▶ **Stated problem**:
Set the lines down again exactly, first line through the line that contains "const arrowTo = [22.16, -9.3];", with no pictures.

▶ **Data section**:
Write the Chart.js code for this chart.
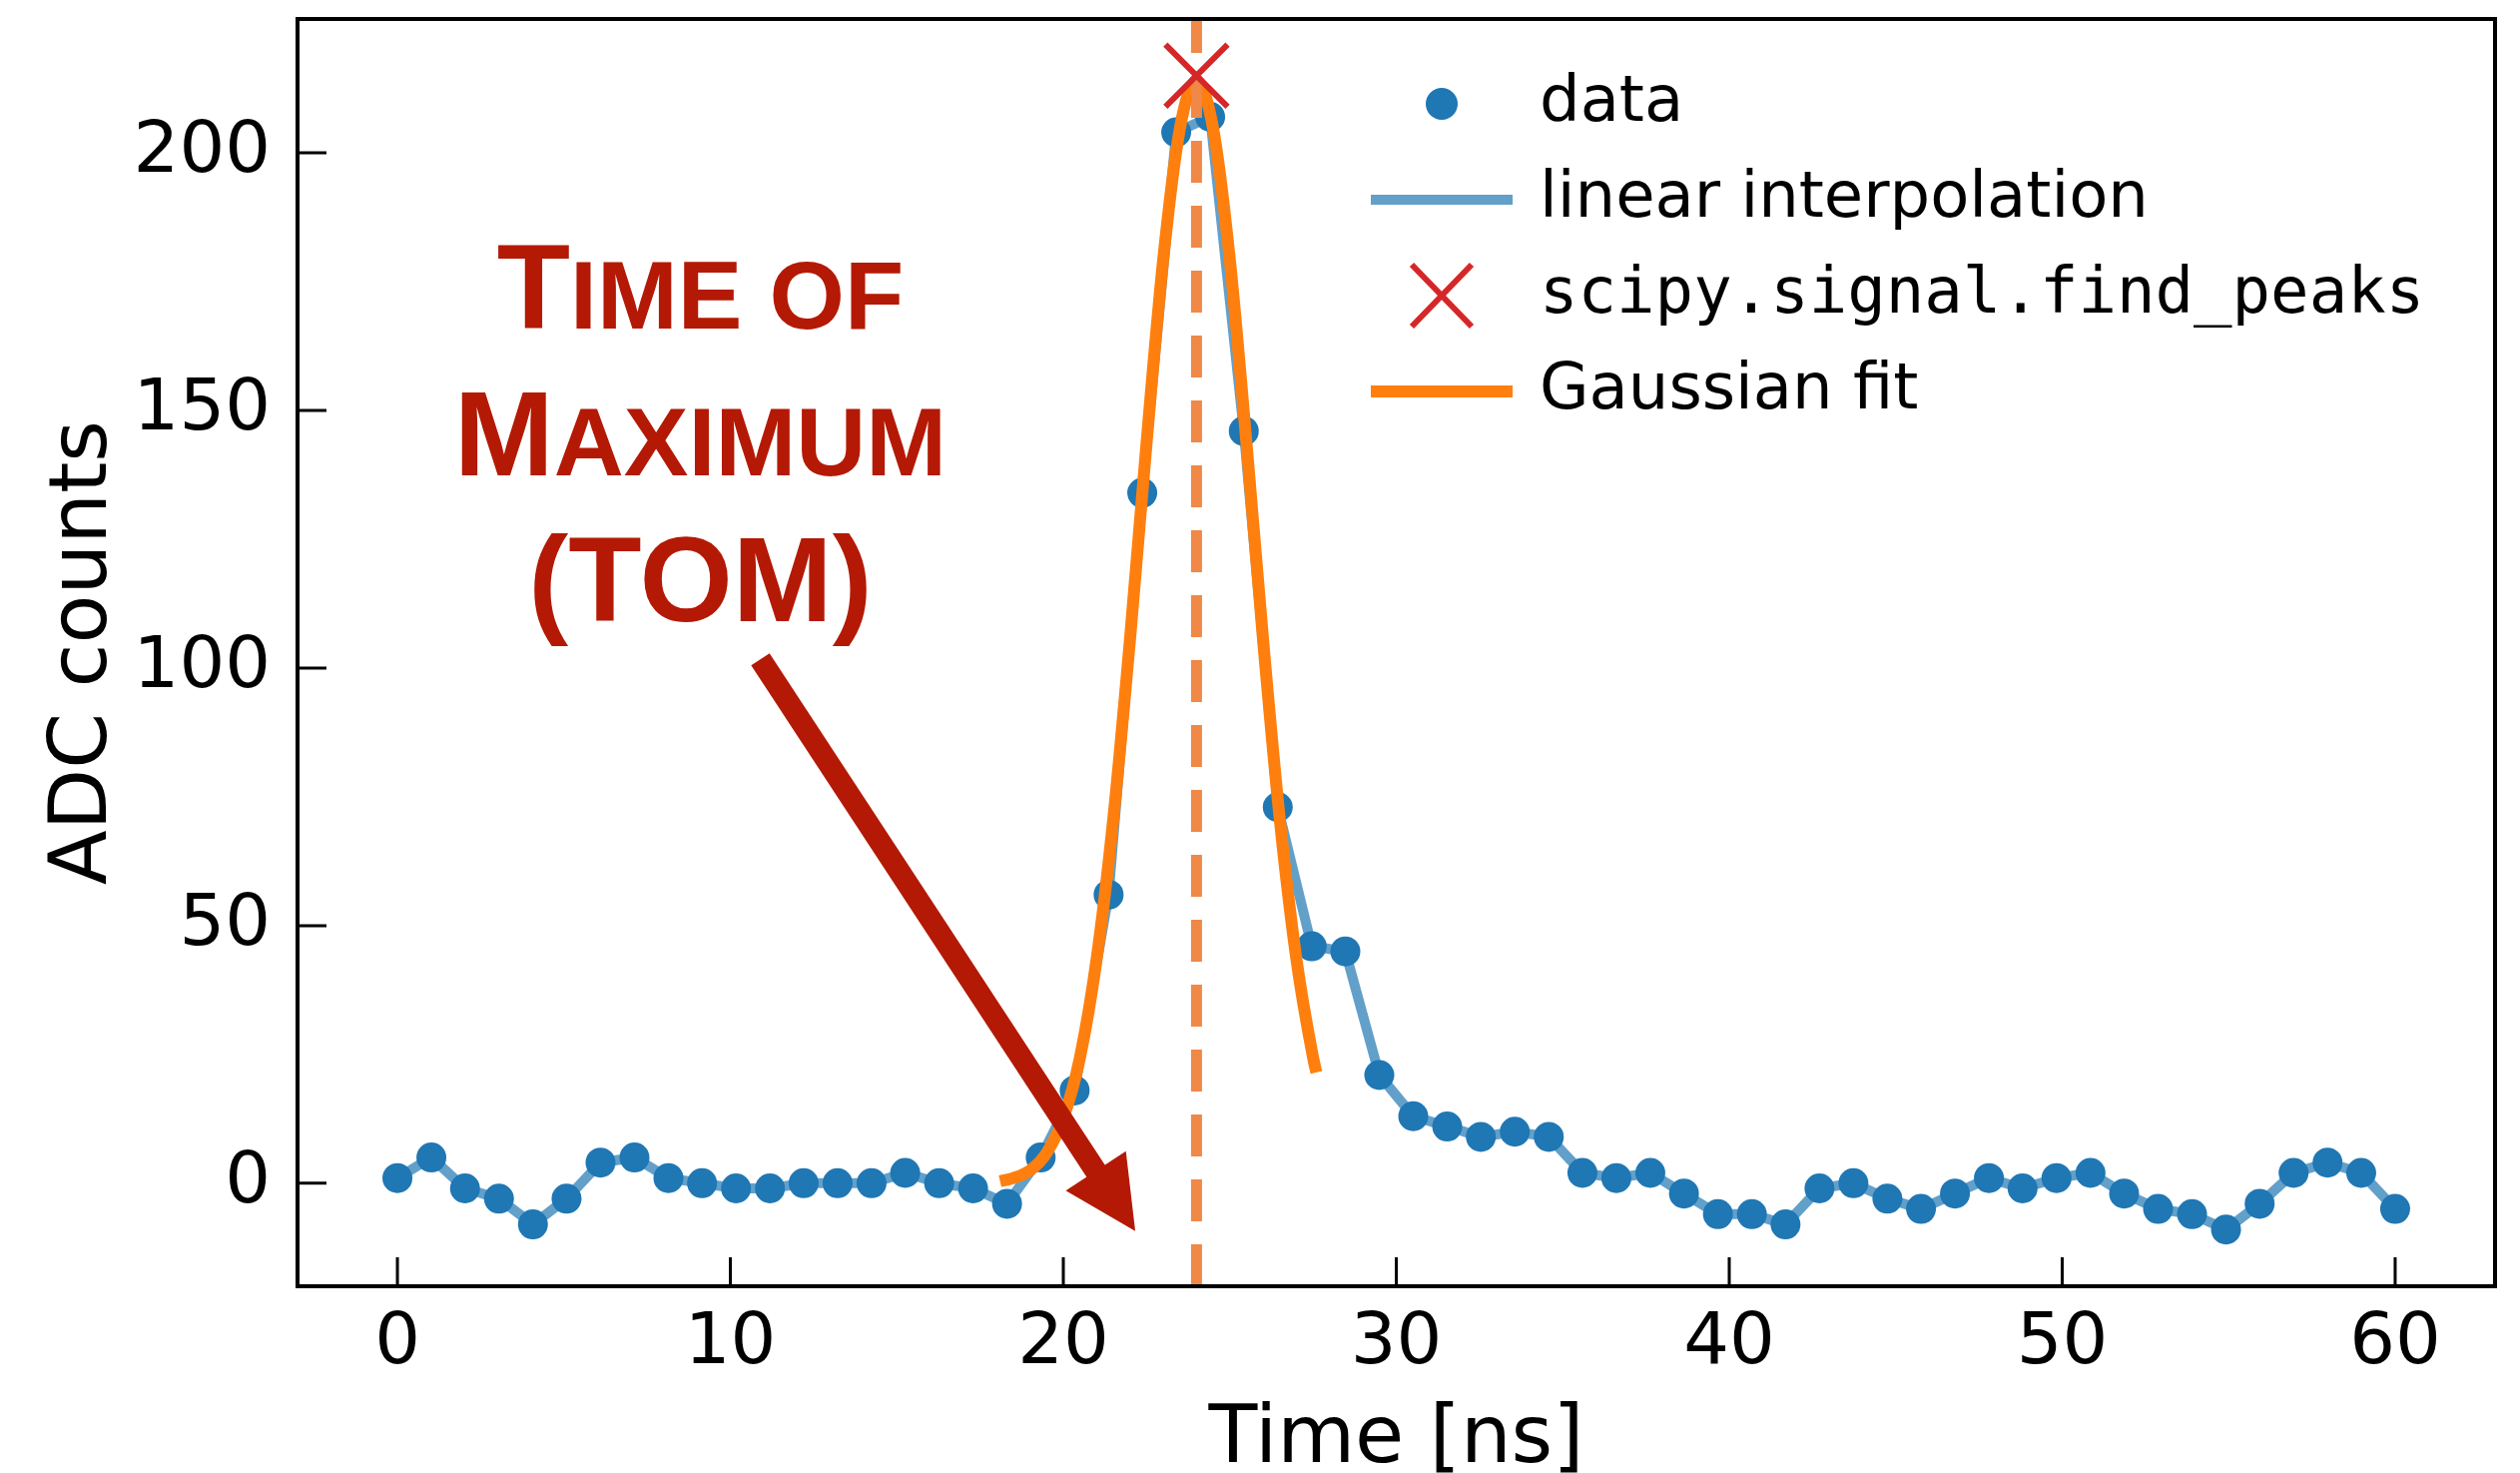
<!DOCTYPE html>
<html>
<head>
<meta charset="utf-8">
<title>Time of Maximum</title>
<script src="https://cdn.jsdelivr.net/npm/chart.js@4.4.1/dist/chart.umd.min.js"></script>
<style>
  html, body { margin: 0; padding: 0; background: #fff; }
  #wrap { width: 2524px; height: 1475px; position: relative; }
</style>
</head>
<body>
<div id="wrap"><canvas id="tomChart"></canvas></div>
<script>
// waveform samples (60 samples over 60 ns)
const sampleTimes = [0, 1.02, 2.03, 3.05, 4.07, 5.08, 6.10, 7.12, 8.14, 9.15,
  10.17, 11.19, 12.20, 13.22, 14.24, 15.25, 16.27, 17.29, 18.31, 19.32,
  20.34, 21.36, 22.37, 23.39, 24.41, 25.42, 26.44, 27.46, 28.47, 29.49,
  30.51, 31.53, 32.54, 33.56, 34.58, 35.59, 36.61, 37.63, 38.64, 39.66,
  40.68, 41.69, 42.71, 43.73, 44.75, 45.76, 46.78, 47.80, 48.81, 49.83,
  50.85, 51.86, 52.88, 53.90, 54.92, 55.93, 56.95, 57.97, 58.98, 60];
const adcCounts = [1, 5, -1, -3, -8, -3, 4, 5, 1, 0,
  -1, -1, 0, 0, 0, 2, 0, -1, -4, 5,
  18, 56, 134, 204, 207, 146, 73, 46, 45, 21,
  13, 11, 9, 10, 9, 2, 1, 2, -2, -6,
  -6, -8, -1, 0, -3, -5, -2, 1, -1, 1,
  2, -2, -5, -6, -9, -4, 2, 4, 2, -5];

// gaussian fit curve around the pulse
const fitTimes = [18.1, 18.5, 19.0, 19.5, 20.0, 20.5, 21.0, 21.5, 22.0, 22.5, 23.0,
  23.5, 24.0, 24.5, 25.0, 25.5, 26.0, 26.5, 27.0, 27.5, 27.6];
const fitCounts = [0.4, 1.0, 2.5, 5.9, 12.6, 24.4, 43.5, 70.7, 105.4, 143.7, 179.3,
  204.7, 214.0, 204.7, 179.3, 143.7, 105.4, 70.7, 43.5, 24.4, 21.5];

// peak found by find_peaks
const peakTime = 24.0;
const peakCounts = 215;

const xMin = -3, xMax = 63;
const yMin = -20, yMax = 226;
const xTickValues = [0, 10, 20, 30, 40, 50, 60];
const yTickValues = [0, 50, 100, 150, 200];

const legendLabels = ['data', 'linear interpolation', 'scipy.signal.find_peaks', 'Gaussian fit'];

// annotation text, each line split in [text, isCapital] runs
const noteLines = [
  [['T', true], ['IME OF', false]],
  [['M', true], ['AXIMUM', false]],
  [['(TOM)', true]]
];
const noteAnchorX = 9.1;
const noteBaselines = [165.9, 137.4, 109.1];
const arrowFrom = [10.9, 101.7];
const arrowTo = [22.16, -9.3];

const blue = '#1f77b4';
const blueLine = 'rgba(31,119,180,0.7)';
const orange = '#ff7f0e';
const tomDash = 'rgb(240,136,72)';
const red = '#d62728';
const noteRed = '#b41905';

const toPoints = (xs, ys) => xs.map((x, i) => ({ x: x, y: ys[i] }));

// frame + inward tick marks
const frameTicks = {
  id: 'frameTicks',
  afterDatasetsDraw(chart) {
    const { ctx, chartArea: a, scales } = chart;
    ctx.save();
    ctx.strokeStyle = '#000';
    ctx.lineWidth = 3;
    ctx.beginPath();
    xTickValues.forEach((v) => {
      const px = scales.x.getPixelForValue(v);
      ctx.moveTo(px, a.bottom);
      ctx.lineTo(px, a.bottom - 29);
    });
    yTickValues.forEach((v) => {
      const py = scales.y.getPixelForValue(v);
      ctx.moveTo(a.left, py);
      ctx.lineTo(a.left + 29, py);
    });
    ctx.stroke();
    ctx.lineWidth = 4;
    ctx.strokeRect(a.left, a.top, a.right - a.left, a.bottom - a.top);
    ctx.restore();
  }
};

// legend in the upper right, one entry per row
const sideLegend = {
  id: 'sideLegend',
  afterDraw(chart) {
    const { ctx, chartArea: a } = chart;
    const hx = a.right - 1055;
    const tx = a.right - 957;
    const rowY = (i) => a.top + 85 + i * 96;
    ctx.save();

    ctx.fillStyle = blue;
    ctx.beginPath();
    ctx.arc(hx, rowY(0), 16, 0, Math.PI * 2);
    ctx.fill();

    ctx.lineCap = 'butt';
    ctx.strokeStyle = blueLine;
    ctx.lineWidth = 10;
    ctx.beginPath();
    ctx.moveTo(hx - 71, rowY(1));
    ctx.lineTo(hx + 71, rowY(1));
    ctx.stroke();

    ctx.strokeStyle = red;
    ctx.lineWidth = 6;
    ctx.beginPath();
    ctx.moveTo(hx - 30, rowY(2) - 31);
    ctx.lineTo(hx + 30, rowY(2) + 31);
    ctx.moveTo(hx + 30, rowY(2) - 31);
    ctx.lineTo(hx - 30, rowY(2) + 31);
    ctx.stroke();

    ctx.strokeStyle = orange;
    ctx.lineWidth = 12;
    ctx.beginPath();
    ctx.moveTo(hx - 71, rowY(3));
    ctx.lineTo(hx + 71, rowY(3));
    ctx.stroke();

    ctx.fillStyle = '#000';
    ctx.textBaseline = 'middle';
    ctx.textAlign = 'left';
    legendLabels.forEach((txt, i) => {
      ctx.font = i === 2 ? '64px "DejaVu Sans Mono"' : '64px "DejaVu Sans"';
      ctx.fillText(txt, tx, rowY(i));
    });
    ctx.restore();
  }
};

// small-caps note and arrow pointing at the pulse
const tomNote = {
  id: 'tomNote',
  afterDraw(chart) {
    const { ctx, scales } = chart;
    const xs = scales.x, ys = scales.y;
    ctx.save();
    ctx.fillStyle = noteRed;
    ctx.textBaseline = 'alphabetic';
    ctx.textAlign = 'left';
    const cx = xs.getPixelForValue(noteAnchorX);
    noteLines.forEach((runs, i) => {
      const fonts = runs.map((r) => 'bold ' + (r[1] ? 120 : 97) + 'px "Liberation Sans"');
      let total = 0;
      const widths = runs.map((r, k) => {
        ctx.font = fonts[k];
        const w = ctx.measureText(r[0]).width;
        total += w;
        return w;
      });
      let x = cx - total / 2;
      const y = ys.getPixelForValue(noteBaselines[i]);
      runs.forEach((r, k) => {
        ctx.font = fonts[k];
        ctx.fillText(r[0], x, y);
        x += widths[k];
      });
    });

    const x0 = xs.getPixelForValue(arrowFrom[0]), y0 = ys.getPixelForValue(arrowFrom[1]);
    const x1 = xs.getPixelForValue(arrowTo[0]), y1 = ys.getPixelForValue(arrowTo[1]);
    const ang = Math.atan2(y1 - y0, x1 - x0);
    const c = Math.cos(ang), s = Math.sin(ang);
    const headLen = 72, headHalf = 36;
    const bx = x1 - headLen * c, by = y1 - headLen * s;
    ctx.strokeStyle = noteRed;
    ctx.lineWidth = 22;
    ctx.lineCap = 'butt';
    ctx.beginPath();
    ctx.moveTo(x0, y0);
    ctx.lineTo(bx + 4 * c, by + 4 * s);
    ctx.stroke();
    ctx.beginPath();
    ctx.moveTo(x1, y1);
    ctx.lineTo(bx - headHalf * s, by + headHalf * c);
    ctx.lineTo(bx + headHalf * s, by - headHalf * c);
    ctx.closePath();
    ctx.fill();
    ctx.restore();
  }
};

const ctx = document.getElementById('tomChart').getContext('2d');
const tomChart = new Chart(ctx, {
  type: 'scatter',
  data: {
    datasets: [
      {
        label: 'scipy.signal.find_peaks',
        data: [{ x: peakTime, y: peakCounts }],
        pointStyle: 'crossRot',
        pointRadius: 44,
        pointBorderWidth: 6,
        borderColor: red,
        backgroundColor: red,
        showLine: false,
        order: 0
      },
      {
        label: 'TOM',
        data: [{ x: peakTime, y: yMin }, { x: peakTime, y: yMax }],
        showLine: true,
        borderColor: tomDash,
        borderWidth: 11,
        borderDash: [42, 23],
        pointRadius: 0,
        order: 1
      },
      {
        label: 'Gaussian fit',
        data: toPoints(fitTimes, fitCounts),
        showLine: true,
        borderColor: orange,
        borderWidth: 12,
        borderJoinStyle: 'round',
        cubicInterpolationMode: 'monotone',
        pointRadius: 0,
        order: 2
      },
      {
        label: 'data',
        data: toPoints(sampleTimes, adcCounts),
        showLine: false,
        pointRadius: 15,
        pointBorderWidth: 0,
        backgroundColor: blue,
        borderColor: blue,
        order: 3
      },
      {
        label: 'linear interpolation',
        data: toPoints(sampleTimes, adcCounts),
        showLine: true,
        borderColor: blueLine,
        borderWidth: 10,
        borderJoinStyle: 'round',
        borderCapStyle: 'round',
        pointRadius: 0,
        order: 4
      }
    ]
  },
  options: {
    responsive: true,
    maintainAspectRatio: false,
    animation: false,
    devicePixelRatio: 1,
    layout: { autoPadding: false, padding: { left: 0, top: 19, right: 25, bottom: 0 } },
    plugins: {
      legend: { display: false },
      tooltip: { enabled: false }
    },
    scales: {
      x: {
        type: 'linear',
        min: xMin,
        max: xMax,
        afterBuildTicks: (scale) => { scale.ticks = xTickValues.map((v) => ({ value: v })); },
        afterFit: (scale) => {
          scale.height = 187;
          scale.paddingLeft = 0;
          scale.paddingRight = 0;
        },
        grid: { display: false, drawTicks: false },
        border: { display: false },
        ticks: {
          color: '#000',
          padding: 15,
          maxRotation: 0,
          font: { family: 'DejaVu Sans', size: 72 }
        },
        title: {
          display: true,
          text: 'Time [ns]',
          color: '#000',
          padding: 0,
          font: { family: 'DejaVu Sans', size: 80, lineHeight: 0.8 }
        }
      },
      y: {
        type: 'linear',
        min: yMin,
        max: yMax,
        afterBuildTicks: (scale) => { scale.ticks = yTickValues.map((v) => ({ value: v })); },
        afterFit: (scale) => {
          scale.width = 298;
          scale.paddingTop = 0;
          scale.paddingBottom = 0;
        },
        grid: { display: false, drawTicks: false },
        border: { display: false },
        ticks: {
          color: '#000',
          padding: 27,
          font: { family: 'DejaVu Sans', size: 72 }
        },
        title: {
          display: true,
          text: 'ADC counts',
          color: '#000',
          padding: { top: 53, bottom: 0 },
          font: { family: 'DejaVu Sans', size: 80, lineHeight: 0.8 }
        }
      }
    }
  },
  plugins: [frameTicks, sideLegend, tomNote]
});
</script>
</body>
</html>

▶ **Expected answer**:
Write the Chart.js code for this chart.
<!DOCTYPE html>
<html>
<head>
<meta charset="utf-8">
<title>Time of Maximum</title>
<script src="https://cdn.jsdelivr.net/npm/chart.js@4.4.1/dist/chart.umd.min.js"></script>
<style>
  html, body { margin: 0; padding: 0; background: #fff; }
  #wrap { width: 2524px; height: 1475px; position: relative; }
</style>
</head>
<body>
<div id="wrap"><canvas id="tomChart"></canvas></div>
<script>
// waveform samples (60 samples over 60 ns)
const sampleTimes = [0, 1.02, 2.03, 3.05, 4.07, 5.08, 6.10, 7.12, 8.14, 9.15,
  10.17, 11.19, 12.20, 13.22, 14.24, 15.25, 16.27, 17.29, 18.31, 19.32,
  20.34, 21.36, 22.37, 23.39, 24.41, 25.42, 26.44, 27.46, 28.47, 29.49,
  30.51, 31.53, 32.54, 33.56, 34.58, 35.59, 36.61, 37.63, 38.64, 39.66,
  40.68, 41.69, 42.71, 43.73, 44.75, 45.76, 46.78, 47.80, 48.81, 49.83,
  50.85, 51.86, 52.88, 53.90, 54.92, 55.93, 56.95, 57.97, 58.98, 60];
const adcCounts = [1, 5, -1, -3, -8, -3, 4, 5, 1, 0,
  -1, -1, 0, 0, 0, 2, 0, -1, -4, 5,
  18, 56, 134, 204, 207, 146, 73, 46, 45, 21,
  13, 11, 9, 10, 9, 2, 1, 2, -2, -6,
  -6, -8, -1, 0, -3, -5, -2, 1, -1, 1,
  2, -2, -5, -6, -9, -4, 2, 4, 2, -5];

// gaussian fit curve around the pulse
const fitTimes = [18.1, 18.5, 19.0, 19.5, 20.0, 20.5, 21.0, 21.5, 22.0, 22.5, 23.0,
  23.5, 24.0, 24.5, 25.0, 25.5, 26.0, 26.5, 27.0, 27.5, 27.6];
const fitCounts = [0.4, 1.0, 2.5, 5.9, 12.6, 24.4, 43.5, 70.7, 105.4, 143.7, 179.3,
  204.7, 214.0, 204.7, 179.3, 143.7, 105.4, 70.7, 43.5, 24.4, 21.5];

// peak found by find_peaks
const peakTime = 24.0;
const peakCounts = 215;

const xMin = -3, xMax = 63;
const yMin = -20, yMax = 226;
const xTickValues = [0, 10, 20, 30, 40, 50, 60];
const yTickValues = [0, 50, 100, 150, 200];

const legendLabels = ['data', 'linear interpolation', 'scipy.signal.find_peaks', 'Gaussian fit'];

// annotation text, each line split in [text, isCapital] runs
const noteLines = [
  [['T', true], ['IME OF', false]],
  [['M', true], ['AXIMUM', false]],
  [['(TOM)', true]]
];
const noteAnchorX = 9.1;
const noteBaselines = [165.9, 137.4, 109.1];
const arrowFrom = [10.9, 101.7];
const arrowTo = [22.16, -9.3];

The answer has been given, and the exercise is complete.